Modern-Day Music Scholar Delves into Beethoven Story
BEETHOVEN’S PREOCCUPATION: A scene from “33 Variations,” opening November 19 at Kelsey Theatre. The great composer’s obsession with one piece of music is considered one of the great riddles of classical music
Pierrot Productions will present 33 Variations November 19 through December 4 at Mercer County Community College’s Kelsey Theatre, located at 1200 Old Trenton Road in West Windsor Township.
Written by Moisés Kaufman, 33 Variations is inspired by one of classical music’s most enduring riddles: Why did Beethoven, during his final years, write 33 different variations of a seemingly insignificant waltz by a minor composer?
Kaufman’s play, which made its Broadway debut in 2009, toggles between contemporary times in New York and early 19th century Vienna. The story begins when modern-day music scholar, Katherine Brandt, is driven to explore the rationale behind Beethoven’s preoccupation with creating nearly three dozen variations of a humble waltz by a composer named Anton Diabelli. Beethoven’s obsession fuels Brandt’s obsession as their two worlds coexist on stage. Both characters face afflictions and are running out of time. Brandt suffers with ALS (Lou Gehrig’s disease) and a broken mother-daughter relationship, while Beethoven, entering the final years of his life, struggles with severe hearing loss.

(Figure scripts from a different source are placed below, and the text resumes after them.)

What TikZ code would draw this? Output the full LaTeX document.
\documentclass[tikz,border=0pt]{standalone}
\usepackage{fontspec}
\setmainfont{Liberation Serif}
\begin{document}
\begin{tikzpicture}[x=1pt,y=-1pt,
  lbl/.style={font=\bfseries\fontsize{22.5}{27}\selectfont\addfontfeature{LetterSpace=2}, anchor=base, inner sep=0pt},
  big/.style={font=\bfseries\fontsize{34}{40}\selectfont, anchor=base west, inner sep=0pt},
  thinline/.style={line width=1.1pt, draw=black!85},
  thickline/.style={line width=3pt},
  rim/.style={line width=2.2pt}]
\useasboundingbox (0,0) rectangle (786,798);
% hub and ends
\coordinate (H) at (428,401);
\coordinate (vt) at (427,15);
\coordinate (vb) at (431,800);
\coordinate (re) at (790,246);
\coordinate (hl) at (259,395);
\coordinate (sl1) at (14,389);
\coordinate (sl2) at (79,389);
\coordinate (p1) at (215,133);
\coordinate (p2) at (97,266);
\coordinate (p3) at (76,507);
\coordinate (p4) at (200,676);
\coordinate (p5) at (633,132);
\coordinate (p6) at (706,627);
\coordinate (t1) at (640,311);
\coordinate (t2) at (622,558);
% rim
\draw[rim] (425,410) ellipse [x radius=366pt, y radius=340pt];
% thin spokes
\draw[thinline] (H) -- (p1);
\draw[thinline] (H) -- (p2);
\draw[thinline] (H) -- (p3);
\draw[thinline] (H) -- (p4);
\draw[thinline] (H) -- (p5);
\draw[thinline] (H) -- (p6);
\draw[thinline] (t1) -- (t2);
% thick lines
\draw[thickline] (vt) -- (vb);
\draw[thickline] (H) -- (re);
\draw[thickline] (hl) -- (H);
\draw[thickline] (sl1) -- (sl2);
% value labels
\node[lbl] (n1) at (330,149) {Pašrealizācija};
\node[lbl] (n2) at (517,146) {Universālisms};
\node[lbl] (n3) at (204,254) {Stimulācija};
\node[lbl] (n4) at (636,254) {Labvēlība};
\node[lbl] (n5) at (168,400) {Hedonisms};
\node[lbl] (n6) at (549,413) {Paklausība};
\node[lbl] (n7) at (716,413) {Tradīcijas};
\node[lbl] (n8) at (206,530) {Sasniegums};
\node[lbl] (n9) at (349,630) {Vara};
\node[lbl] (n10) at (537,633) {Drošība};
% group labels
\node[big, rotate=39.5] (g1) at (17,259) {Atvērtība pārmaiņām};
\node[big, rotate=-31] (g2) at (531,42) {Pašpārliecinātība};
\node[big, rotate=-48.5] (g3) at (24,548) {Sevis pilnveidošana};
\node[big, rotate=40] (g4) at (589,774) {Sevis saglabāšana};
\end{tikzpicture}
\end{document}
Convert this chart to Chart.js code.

The play, directed by Kat Ross Kline of Marlton, is accented by a live pianist, Susan Green Hoffman. An essential component of the play, the pianist “mirrors the variation form of Beethoven’s great work with a fugue of interwoven themes and a graceful minuet finale” as described in an Oxford University Press blog by William Kinderman, a professor of musicology at the University of Illinois, whom the playwright had visited when shaping the play.
Private performances and group rates are available to ALS support and music appreciation groups upon request.
Performances are Friday and Saturday, November 19 and 20 at 8 p.m.; Sunday, November 21 at 2 p.m.; Saturday, November 27 at 2 and 8 p.m.; Sunday, November 28 at 2 p.m.; Friday, December 3 at 8 p.m.; and Saturday, December 4 at 2 and 8 p.m. Tickets are $18-$20. Visit kelseytheatre.org.